A Pro Bowler in 2021, a 2nd-team all-pro in 2022, recipient of a giant new contract in 2023, James Bradberry is now toiling in obscurity for the Eagles as a 2nd-team safety, playing opposite Tristin McCollum.

If you thought the Eagles would have released or traded Bradberry by now after a disastrous 2023 season, join the club.

But Howie Roseman has a certain way of doing things and if there’s no benefit to releasing a player, he won’t do it. As long as there’s even a minuscule chance of trading Bradberry, he may as well hang onto the veteran corner, who turns 31 a week from Sunday.

You know Roseman is keeping his eye on 31 other NFL training camps to see if a team loses a couple corners to injury or finds itself lighter than they thought at the position.

It can’t be easy going from all-pro to backing up a new position in two years. It’s got to be humbling. But you know as long as Bradberry is here he’s going to be a professional.

“He's been great,” defensive coordinator Vic Fangio said before practice Thursday. “You know, he's eager to learn. He's embraced the possibilities of it. He's been great.”

It’s easy to forget just how good Bradberry was in the 2022 Super Bowl season.

Opposing quarterbacks targeted him 86 times and completed just 39 pases for 382 yards and two touchdowns. Their 51.6 passer rating was 2nd-lowest of 111 defensive backs who were targeted at least 50 times, with only Seahawks’ rookie Riq Woolen finishing the season with a lower rating (48.7).

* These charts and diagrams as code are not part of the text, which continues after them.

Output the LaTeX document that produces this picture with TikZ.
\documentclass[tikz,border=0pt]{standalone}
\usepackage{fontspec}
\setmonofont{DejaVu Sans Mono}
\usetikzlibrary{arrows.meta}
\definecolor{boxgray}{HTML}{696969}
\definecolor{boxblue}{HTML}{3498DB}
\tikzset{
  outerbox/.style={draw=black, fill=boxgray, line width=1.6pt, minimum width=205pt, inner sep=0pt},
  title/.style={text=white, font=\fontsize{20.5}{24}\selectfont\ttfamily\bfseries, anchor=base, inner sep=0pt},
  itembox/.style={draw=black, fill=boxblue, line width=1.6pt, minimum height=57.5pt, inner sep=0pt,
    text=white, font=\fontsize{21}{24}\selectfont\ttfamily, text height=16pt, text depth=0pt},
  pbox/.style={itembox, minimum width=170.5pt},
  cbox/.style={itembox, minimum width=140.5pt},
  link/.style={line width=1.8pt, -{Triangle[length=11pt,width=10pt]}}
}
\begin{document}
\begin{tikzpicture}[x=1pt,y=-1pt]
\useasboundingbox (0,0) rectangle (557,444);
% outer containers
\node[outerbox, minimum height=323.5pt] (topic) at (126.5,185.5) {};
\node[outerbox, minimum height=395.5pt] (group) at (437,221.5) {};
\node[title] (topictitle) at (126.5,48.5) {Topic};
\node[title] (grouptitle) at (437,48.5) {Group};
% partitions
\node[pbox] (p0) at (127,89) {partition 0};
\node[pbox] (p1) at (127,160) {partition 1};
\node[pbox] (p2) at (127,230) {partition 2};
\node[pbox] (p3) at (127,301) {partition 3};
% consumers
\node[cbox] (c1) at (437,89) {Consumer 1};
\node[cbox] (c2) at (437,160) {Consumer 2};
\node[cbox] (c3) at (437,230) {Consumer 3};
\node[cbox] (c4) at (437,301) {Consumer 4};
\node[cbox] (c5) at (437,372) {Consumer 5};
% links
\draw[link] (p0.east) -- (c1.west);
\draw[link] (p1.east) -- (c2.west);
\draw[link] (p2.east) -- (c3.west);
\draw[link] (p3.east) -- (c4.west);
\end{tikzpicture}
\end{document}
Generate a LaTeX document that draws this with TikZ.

Bradberry allowed just 4.4 yards per target, also 2nd-lowest in the league (behind only another Seahawks defensive back, Ryan Neal, at 3.9). Quarterbacks completed just 45.3 percent of their passes with Bradberry in coverage, again 2nd-best in the league (behind the Bengals’ Chidobe Awuzie at 38.0 percent).

Last year?

A tad different.

Touchdowns allowed went from two to 11, most in the league. Passer rating went from 51.6 to 114.3 – 99th-best out of 107 defensive backs with 50 targets. That 4.4 yards per target jumped up to 7.3. Opposing completion percentage climbed from 45.3 to 59.4.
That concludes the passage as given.